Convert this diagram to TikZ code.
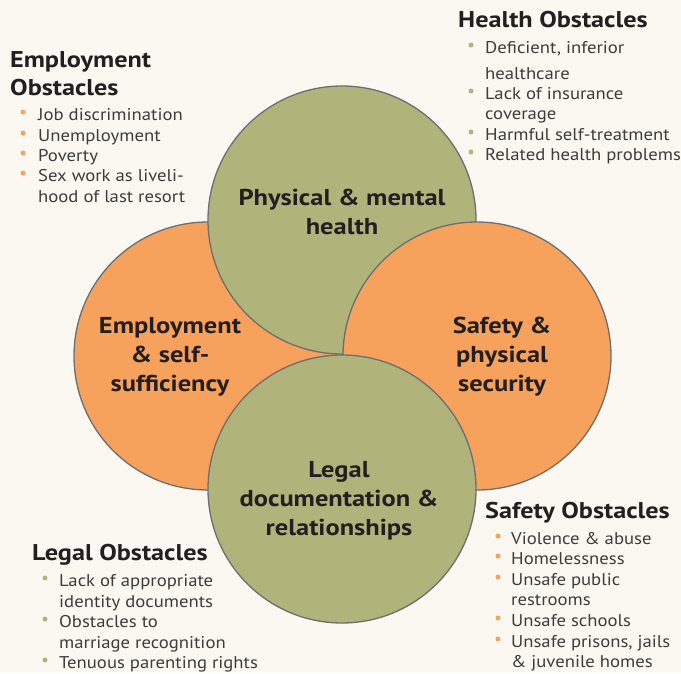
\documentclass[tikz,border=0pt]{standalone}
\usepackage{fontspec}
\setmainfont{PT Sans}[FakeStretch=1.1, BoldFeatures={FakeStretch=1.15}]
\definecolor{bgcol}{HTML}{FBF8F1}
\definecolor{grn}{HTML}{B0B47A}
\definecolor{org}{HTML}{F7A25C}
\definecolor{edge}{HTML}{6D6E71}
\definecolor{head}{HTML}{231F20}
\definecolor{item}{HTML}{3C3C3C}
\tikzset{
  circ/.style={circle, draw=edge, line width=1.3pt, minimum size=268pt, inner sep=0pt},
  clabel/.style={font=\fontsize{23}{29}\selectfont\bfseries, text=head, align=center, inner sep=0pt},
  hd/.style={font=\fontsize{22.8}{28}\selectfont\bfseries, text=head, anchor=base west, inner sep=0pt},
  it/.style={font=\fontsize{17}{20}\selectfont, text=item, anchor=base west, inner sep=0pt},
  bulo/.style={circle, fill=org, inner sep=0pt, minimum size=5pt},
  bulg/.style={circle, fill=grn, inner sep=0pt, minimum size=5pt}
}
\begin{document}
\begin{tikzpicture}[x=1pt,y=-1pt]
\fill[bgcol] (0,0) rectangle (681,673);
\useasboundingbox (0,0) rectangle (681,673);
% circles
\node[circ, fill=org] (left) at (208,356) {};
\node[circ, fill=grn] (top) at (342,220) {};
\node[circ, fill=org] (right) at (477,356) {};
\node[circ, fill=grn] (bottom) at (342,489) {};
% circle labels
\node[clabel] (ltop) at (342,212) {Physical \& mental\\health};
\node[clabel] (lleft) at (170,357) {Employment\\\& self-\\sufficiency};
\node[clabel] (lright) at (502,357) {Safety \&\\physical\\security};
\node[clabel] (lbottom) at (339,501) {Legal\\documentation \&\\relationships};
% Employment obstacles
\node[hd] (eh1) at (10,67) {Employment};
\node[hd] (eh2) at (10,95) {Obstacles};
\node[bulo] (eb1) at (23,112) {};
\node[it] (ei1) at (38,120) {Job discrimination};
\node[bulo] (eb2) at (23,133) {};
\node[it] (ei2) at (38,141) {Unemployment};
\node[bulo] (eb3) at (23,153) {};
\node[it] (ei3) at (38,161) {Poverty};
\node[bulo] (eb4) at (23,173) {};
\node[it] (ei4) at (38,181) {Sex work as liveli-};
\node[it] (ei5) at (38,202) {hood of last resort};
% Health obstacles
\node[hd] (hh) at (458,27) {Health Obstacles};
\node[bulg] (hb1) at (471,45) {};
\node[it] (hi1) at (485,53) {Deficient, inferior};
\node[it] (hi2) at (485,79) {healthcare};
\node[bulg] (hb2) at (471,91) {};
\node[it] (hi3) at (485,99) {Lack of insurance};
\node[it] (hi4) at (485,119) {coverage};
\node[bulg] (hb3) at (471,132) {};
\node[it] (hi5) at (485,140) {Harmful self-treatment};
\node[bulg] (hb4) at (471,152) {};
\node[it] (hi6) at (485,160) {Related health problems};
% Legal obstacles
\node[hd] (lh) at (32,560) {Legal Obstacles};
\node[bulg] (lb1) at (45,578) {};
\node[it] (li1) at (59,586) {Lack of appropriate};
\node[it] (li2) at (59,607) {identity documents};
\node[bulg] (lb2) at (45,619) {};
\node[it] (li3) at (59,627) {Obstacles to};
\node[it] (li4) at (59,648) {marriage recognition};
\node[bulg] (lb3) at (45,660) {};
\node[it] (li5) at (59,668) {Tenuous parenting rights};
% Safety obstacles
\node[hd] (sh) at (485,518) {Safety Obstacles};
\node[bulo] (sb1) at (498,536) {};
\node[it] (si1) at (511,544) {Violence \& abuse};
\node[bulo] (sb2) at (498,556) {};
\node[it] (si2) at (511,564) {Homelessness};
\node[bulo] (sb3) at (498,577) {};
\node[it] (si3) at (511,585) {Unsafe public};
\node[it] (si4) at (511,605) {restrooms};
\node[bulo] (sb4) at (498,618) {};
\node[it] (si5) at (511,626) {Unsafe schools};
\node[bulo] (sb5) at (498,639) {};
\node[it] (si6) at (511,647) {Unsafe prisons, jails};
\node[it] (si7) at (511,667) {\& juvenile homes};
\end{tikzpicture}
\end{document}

•••••

§ Written task
Skip every picture and transcribe the data above exactly.

§ The output
Convert this diagram to TikZ code.
\documentclass[tikz,border=0pt]{standalone}
\usepackage{fontspec}
\setmainfont{PT Sans}[FakeStretch=1.1, BoldFeatures={FakeStretch=1.15}]
\definecolor{bgcol}{HTML}{FBF8F1}
\definecolor{grn}{HTML}{B0B47A}
\definecolor{org}{HTML}{F7A25C}
\definecolor{edge}{HTML}{6D6E71}
\definecolor{head}{HTML}{231F20}
\definecolor{item}{HTML}{3C3C3C}
\tikzset{
  circ/.style={circle, draw=edge, line width=1.3pt, minimum size=268pt, inner sep=0pt},
  clabel/.style={font=\fontsize{23}{29}\selectfont\bfseries, text=head, align=center, inner sep=0pt},
  hd/.style={font=\fontsize{22.8}{28}\selectfont\bfseries, text=head, anchor=base west, inner sep=0pt},
  it/.style={font=\fontsize{17}{20}\selectfont, text=item, anchor=base west, inner sep=0pt},
  bulo/.style={circle, fill=org, inner sep=0pt, minimum size=5pt},
  bulg/.style={circle, fill=grn, inner sep=0pt, minimum size=5pt}
}
\begin{document}
\begin{tikzpicture}[x=1pt,y=-1pt]
\fill[bgcol] (0,0) rectangle (681,673);
\useasboundingbox (0,0) rectangle (681,673);
% circles
\node[circ, fill=org] (left) at (208,356) {};
\node[circ, fill=grn] (top) at (342,220) {};
\node[circ, fill=org] (right) at (477,356) {};
\node[circ, fill=grn] (bottom) at (342,489) {};
% circle labels
\node[clabel] (ltop) at (342,212) {Physical \& mental\\health};
\node[clabel] (lleft) at (170,357) {Employment\\\& self-\\sufficiency};
\node[clabel] (lright) at (502,357) {Safety \&\\physical\\security};
\node[clabel] (lbottom) at (339,501) {Legal\\documentation \&\\relationships};
% Employment obstacles
\node[hd] (eh1) at (10,67) {Employment};
\node[hd] (eh2) at (10,95) {Obstacles};
\node[bulo] (eb1) at (23,112) {};
\node[it] (ei1) at (38,120) {Job discrimination};
\node[bulo] (eb2) at (23,133) {};
\node[it] (ei2) at (38,141) {Unemployment};
\node[bulo] (eb3) at (23,153) {};
\node[it] (ei3) at (38,161) {Poverty};
\node[bulo] (eb4) at (23,173) {};
\node[it] (ei4) at (38,181) {Sex work as liveli-};
\node[it] (ei5) at (38,202) {hood of last resort};
% Health obstacles
\node[hd] (hh) at (458,27) {Health Obstacles};
\node[bulg] (hb1) at (471,45) {};
\node[it] (hi1) at (485,53) {Deficient, inferior};
\node[it] (hi2) at (485,79) {healthcare};
\node[bulg] (hb2) at (471,91) {};
\node[it] (hi3) at (485,99) {Lack of insurance};
\node[it] (hi4) at (485,119) {coverage};
\node[bulg] (hb3) at (471,132) {};
\node[it] (hi5) at (485,140) {Harmful self-treatment};
\node[bulg] (hb4) at (471,152) {};
\node[it] (hi6) at (485,160) {Related health problems};
% Legal obstacles
\node[hd] (lh) at (32,560) {Legal Obstacles};
\node[bulg] (lb1) at (45,578) {};
\node[it] (li1) at (59,586) {Lack of appropriate};
\node[it] (li2) at (59,607) {identity documents};
\node[bulg] (lb2) at (45,619) {};
\node[it] (li3) at (59,627) {Obstacles to};
\node[it] (li4) at (59,648) {marriage recognition};
\node[bulg] (lb3) at (45,660) {};
\node[it] (li5) at (59,668) {Tenuous parenting rights};
% Safety obstacles
\node[hd] (sh) at (485,518) {Safety Obstacles};
\node[bulo] (sb1) at (498,536) {};
\node[it] (si1) at (511,544) {Violence \& abuse};
\node[bulo] (sb2) at (498,556) {};
\node[it] (si2) at (511,564) {Homelessness};
\node[bulo] (sb3) at (498,577) {};
\node[it] (si3) at (511,585) {Unsafe public};
\node[it] (si4) at (511,605) {restrooms};
\node[bulo] (sb4) at (498,618) {};
\node[it] (si5) at (511,626) {Unsafe schools};
\node[bulo] (sb5) at (498,639) {};
\node[it] (si6) at (511,647) {Unsafe prisons, jails};
\node[it] (si7) at (511,667) {\& juvenile homes};
\end{tikzpicture}
\end{document}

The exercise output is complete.